“First time it snows, people forget how to drive”.
My question is, does this mean
people go racing around like it is clear or
2.does it mean people are so scared that they crawl around on roads that aren’t bad?
It has been my experience that people are driving around on essentially clear roads at 20 MPH (#2) but I think most people say this to mean everybody drives fast like fools, crashing into each other (#1).
I would probably mean #2 if I used the phrase, but the actual reactions are pretty evenly split around here. I’ve been known to characterize the factions thus:
Lunatic: “Huh. I dunno what to do in this stuff, so I’ll just drive like always. Ooh, a curvy overpass–better slow down to 65.”
Panicked: “Wet stuff fall from sky. Ug scared! Ug hide behind wheel and drive like blind turtle!”
Fortunately, we don’t get much snow here. Unfortunately, they do pretty much the same thing when it rains. I think about half the population of the metroplex ought to move to the Sahara.
And I *do *say the same about rain, because people drive the same stupid, tentative overcautious-and-then-suddenly-aggressive way. It doesn’t help to creep along at 15mph and then suddenly make a darting left turn from the right lane. Either we need to get some new tires, or y’all need to learn to drive. I don’t particularly care how fast people go, but I would appreciate it if they drove *predictably *and followed traffic laws and lane customs.

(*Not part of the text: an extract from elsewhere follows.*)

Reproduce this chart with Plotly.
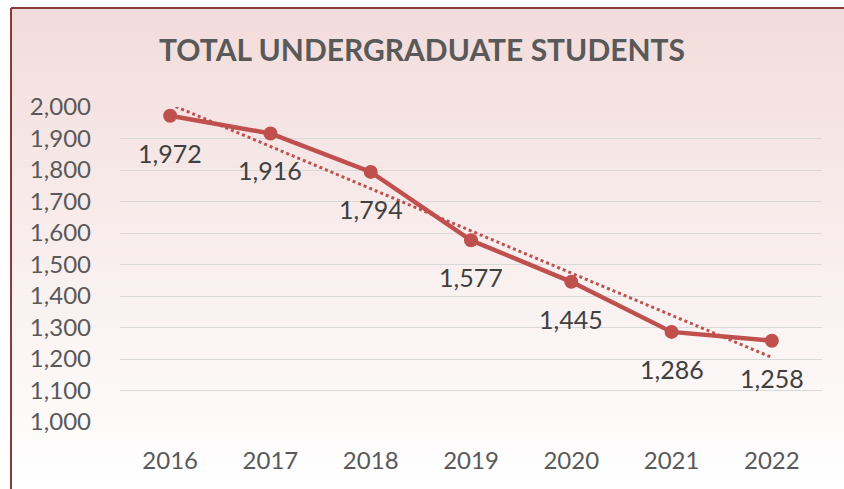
import numpy as np
import plotly.graph_objects as go

years = ["2016", "2017", "2018", "2019", "2020", "2021", "2022"]
students = [1972, 1916, 1794, 1577, 1445, 1286, 1258]
y_ticks = list(range(1000, 2001, 100))
y_tick_labels = [f"{v:,}" for v in y_ticks]
title_text = "TOTAL UNDERGRADUATE STUDENTS"

W, H = 844, 489
L, R, T, B = 120, 22, 107, 67
PW, PH = W - L - R, H - T - B

def px_x(px):
    return (px - L) / PW

def px_y(py):
    return (H - B - py) / PH

LINE_COLOR = "#C0504D"
FONT = "Lato"

# linear trendline (least squares, as in the spreadsheet)
xi = np.arange(len(students))
slope, intercept = np.polyfit(xi, students, 1)
trend = slope * xi + intercept

fig = go.Figure()
fig.add_trace(go.Scatter(
    x=years, y=trend, mode="lines",
    line=dict(color=LINE_COLOR, width=3, dash="dot"),
    hoverinfo="skip", showlegend=False, cliponaxis=False,
))
fig.add_trace(go.Scatter(
    x=years, y=students, mode="lines+markers",
    line=dict(color=LINE_COLOR, width=4.5),
    marker=dict(color=LINE_COLOR, size=14),
    showlegend=False, cliponaxis=False,
))

for i, v in enumerate(students):
    fig.add_annotation(
        x=i, y=v, xref="x", yref="y", text=f"{v:,}", showarrow=False,
        xanchor="center", yanchor="middle", yshift=-37,
        font=dict(family=FONT, size=25, color="#404040"),
    )

# background gradient (pink top -> white bottom)
shapes = []
top_c = np.array([0xF2, 0xDC, 0xDB])
bot_c = np.array([0xFF, 0xFF, 0xFF])
y0p, y1p = 8, H
n = 60
for i in range(n):
    a = y0p + (y1p - y0p) * i / n
    b = y0p + (y1p - y0p) * (i + 1) / n
    t = (i + 0.5) / n
    c = (top_c * (1 - t) + bot_c * t).round().astype(int)
    col = f"rgb({c[0]},{c[1]},{c[2]})"
    shapes.append(dict(type="rect", xref="paper", yref="paper",
                       x0=px_x(11), x1=px_x(W + 2), y0=px_y(b + 0.5), y1=px_y(a),
                       fillcolor=col, line=dict(width=0), layer="below"))
# border
border = "#8E3A38"
shapes.append(dict(type="line", xref="paper", yref="paper",
                   x0=px_x(11), x1=px_x(W + 2), y0=px_y(8), y1=px_y(8),
                   line=dict(color=border, width=2), layer="above"))
shapes.append(dict(type="line", xref="paper", yref="paper",
                   x0=px_x(11), x1=px_x(11), y0=px_y(8), y1=px_y(H + 2),
                   line=dict(color=border, width=2), layer="above"))

fig.update_layout(
    width=W, height=H,
    margin=dict(l=L, r=R, t=T, b=B),
    paper_bgcolor="white",
    plot_bgcolor="rgba(0,0,0,0)",
    shapes=shapes,
    title=dict(text=f"<b>{title_text}</b>", x=0.5, xref="container", xanchor="center",
               y=1 - 50 / H, yref="container", yanchor="middle",
               font=dict(family=FONT, size=30, color="#595959")),
    xaxis=dict(type="category", categoryorder="array", categoryarray=years,
               range=[-0.5, len(years) - 0.5], showgrid=False, zeroline=False,
               showline=False, ticks="", ticklabelstandoff=22,
               tickfont=dict(family=FONT, size=24, color="#595959")),
    yaxis=dict(range=[1000, 2000], tickvals=y_ticks, ticktext=y_tick_labels,
               showgrid=True, gridcolor="#D9D9D9", gridwidth=1.3, zeroline=False,
               showline=False, ticks="", ticklabelstandoff=28,
               tickfont=dict(family=FONT, size=24, color="#595959")),
)

fig.write_html("out.html", config={"displayModeBar": False},
               post_script="document.body.style.margin='0';")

In my neck of the woods, it is the unfortunate combination of #1 and #2.
You got your creepy-crawlies sharing the road with the nutjobs - seemingly always with crappy tires - merrily speeding along at 10+ the speed limit in a snowstorm. The concept of winter motoring is fairly simple - drive to conditions. A little sloppy wet snow on a (relatively) warm road is most definitely not the same as black ice on that same road at zero degrees F.
I’m just glad most of my commute time is during off-peak traffic hours here (5-6 am, and 3-4 pm).
Actually for rain, it’s a good idea to take it easy on the first day of rain(assuming you live where rain has a definite season).
Grease and oil residue builds up during the dry months and the first good rain creates very slippery conditions compared to how the roads are after a few rainfalls.
Where I am it’s the same every year; the first snowfall results in a landslide of accidents. The most common reason reported by the police is that people don’t give themselves enough braking distance.
We have winter driving conditions four to five months of the year. You would think people would get it after a while.
Yeah, I would say that too, myself. I feel it’s more of #1 myself. I actually prefer it when people are overly cautious in rain and snow. That shit’s slippery and people seem to forget it on the first snow. Going way too fast for conditions, following too closely, etc. Just two days ago I missed being T-boned by a semi-truck by about a 1/2 second after it went skidding into the intersection at a light that had been red for a good 5-10 seconds (so it wasn’t an unexpected stop.) If it had been driving properly for conditions, it would not have been an issue. It wasn’t technically the first snow, but this Chicago winter has been pretty much snow-free. Snow makes people drive like morons.
When I use that phrase, I mean a combination of 1 and 2. You get an often fatal combination of bozos in pick-up trucks zooming past slower traffic and then spinning out in the intersection and the creepers who are scared to move at all. I much prefer driving on the highway during bad snow just because you at least avoid people having to stop and start for intersections and coming at you from different directions.
Around here it is a blend of #1 and #2. People creeping along very slow with others getting frustrated and passing the creepers and wiping out as a result.
In the rural area I grew up north of Minneapolis, I’d say more #1. Crashing into other people wasn’t so much the concern as spinning out/being forced into a ditch and stranded. Mix in people coming up from Minneapolis who really don’t know how to drive in the snow and it was game over.